Mile high club?. . .

. . . Boeing enters supply chain finance guarantee program. . .


(from Equipment, Logistics Management, Markets, North America, Regulatory, Regulatory/Trade, Risk Management, Services, Suppliers, Supply Chain)

"U.S. aircraft manufacturer Boeing will participate in the U.S. Export-Import Bank’s Supply-Chain Finance Guarantee program, which provides competitively priced working capital financing to suppliers of goods or services to U.S. exporters..."
In other words, the government is going help poor little Boeing to finance the making of millions, no wait, billions of dollars for some (to quote Dylan Ratigan) 'Greedy Bastards'.  But there's more.
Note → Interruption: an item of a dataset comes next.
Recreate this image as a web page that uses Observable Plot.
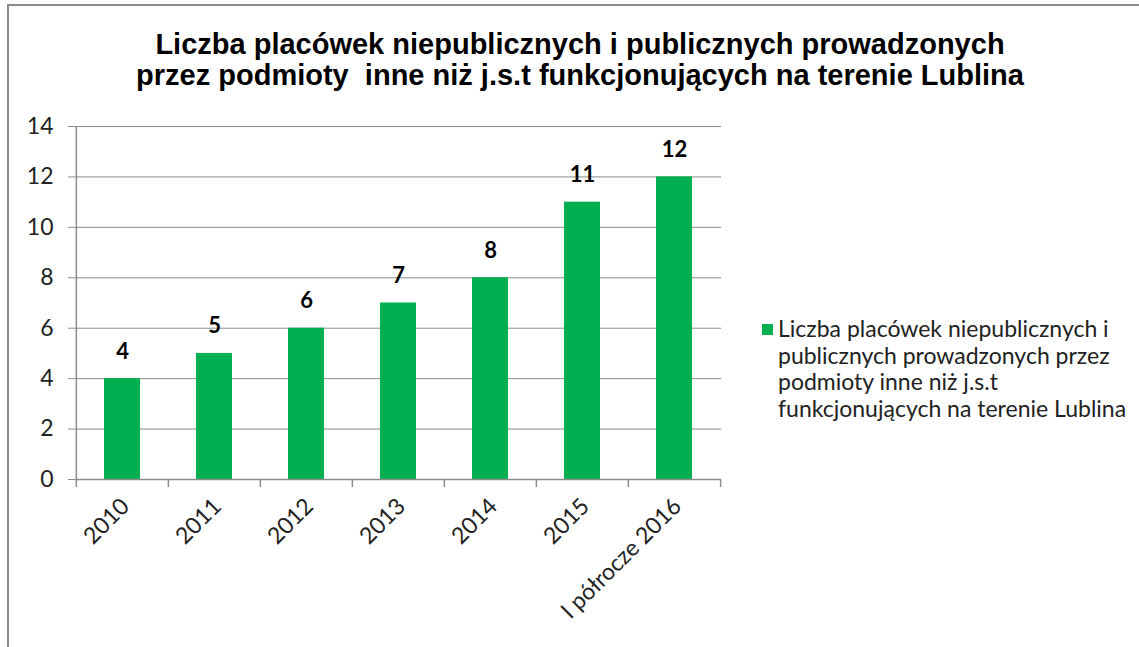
<!DOCTYPE html>
<html>
<head>
<meta charset="utf-8">
<script src="https://cdn.jsdelivr.net/npm/d3@7"></script>
<script src="https://cdn.jsdelivr.net/npm/@observablehq/plot@0.6"></script>
<style>
  html, body { margin: 0; padding: 0; background: #fff; overflow: hidden; }
  #frame { position: absolute; left: 7px; top: 4px; width: 1200px; height: 700px; border-left: 2px solid #8c8c8c; border-top: 2px solid #8c8c8c; box-sizing: border-box; }
  #title { position: absolute; left: 0; top: 29px; width: 1160px; text-align: center; font-family: "Liberation Sans", Arial, sans-serif; font-weight: bold; font-size: 29px; line-height: 31px; color: #000; }
  #chart { position: absolute; left: 0; top: 100px; }
  #legend { position: absolute; left: 762px; top: 315px; font-family: Lato, "Open Sans", sans-serif; font-size: 23px; line-height: 26.5px; color: #222; white-space: nowrap; }
  #legend .sw { position: absolute; left: 0; top: 9px; width: 11px; height: 11px; background: #00B050; }
  #legend .tx { margin-left: 16px; }
</style>
</head>
<body>
<div id="frame"></div>
<div id="title">Liczba placówek niepublicznych i publicznych prowadzonych<br>przez podmioty&nbsp; inne niż j.s.t funkcjonujących na terenie Lublina</div>
<div id="chart"></div>
<div id="legend"><div class="sw"></div><div class="tx">Liczba placówek niepublicznych i<br>publicznych prowadzonych przez<br>podmioty inne niż j.s.t<br>funkcjonujących na terenie Lublina</div></div>
<script>
const categories = ["2010", "2011", "2012", "2013", "2014", "2015", "I półrocze 2016"];
const values = [4, 5, 6, 7, 8, 11, 12];
const yTicks = [0, 2, 4, 6, 8, 10, 12, 14];
const seriesName = "Liczba placówek niepublicznych i publicznych prowadzonych przez podmioty inne niż j.s.t funkcjonujących na terenie Lublina";

const data = categories.map((c, i) => ({category: c, value: values[i]}));

const W = 1139, H = 547;
const mL = 75, mR = W - 721, mT = 26, mB = H - 379;
const step = (W - mL - mR) / categories.length;
const grey = "#8c8c8c";

const chart = Plot.plot({
  width: W,
  height: H,
  marginLeft: mL,
  marginRight: mR,
  marginTop: mT,
  marginBottom: mB,
  style: {fontFamily: "Lato, 'Open Sans', sans-serif", fontSize: "23px", color: "#222", background: "transparent", overflow: "visible"},
  x: {domain: categories, paddingInner: 0.61, paddingOuter: 0.305, label: null},
  y: {domain: [0, 14], ticks: yTicks, label: null},
  marks: [
    Plot.gridY(yTicks, {stroke: grey, strokeOpacity: 1, strokeWidth: 1}),
    Plot.barY(data, {x: "category", y: "value", fill: "#00B050"}),
    Plot.ruleY([0], {stroke: grey, strokeWidth: 1.5}),
    Plot.ruleX([categories[0]], {stroke: grey, strokeWidth: 1.5, y1: 0, y2: 14, dx: -step / 2}),
    Plot.axisY({ticks: yTicks, tickSize: 7, tickPadding: 15, stroke: grey, fontSize: "23px", fill: "#222", label: null}),
    Plot.ruleX(categories, {x: d => d, y1: 0, y2: 0, insetBottom: -8, stroke: grey, strokeWidth: 1.5, dx: -step / 2}),
    Plot.ruleX([categories[categories.length - 1]], {y1: 0, y2: 0, insetBottom: -8, stroke: grey, strokeWidth: 1.5, dx: step / 2}),
    Plot.axisX({tickSize: 0, tickRotate: -45, tickPadding: 23, dx: 3, fontSize: "23px", fill: "#222", label: null}),
    Plot.text(data, {x: "category", y: "value", text: d => String(d.value), dy: -27, fontWeight: "bold", fontSize: "22px", fill: "#000"})
  ]
});
document.getElementById("chart").appendChild(chart);
</script>
</body>
</html>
(from workinglife.org bog by Jonathan Tasini)
"Corporate welfare and the scam on the American people is a daily scandal. And it gets obscured sometimes in the rah-rah competition in the marketplace that we get sucked into by the traditional media. So, here's something to think about: you, the taxpayer, are about to shell our billions of dollars to a corporation that PAYS NOT A DIME IN FEDERAL TAXES. The company is called Boeing.
You've probably read all about it:
In a surprise twist to a long-running saga, the Air Force said on Thursday that it would award a $35 billion contract for aerial fueling tankers to Boeing rather than to a European company that builds Airbus planes... The Air Force said the first phase of the contract would be worth $3.5 billion, and it would cover the construction of the first 18 tankers by 2017. Boeing would build 179 tankers in all for about $35 billion."
The issue is ". . . whether a very profitable corporation that does not pay a fair share in taxes should be even allowed to benefit from billions of dollars in taxpayer money. From the great folks at Citizens for Tax Justice:
Despite reporting nearly $10 billion in domestic pre-tax profits between 2008 and 2010, the Boeing Corporation, which was granted a contract worth as much as $35 billion to build airplanes for the federal government earlier this week, did not pay a dime of U.S. federal corporate income taxes during this three-year period. . . "
Once again the 99% are being 'done' by big business and their 'representatives'.
Gives all new meaning to the term "Mile high club".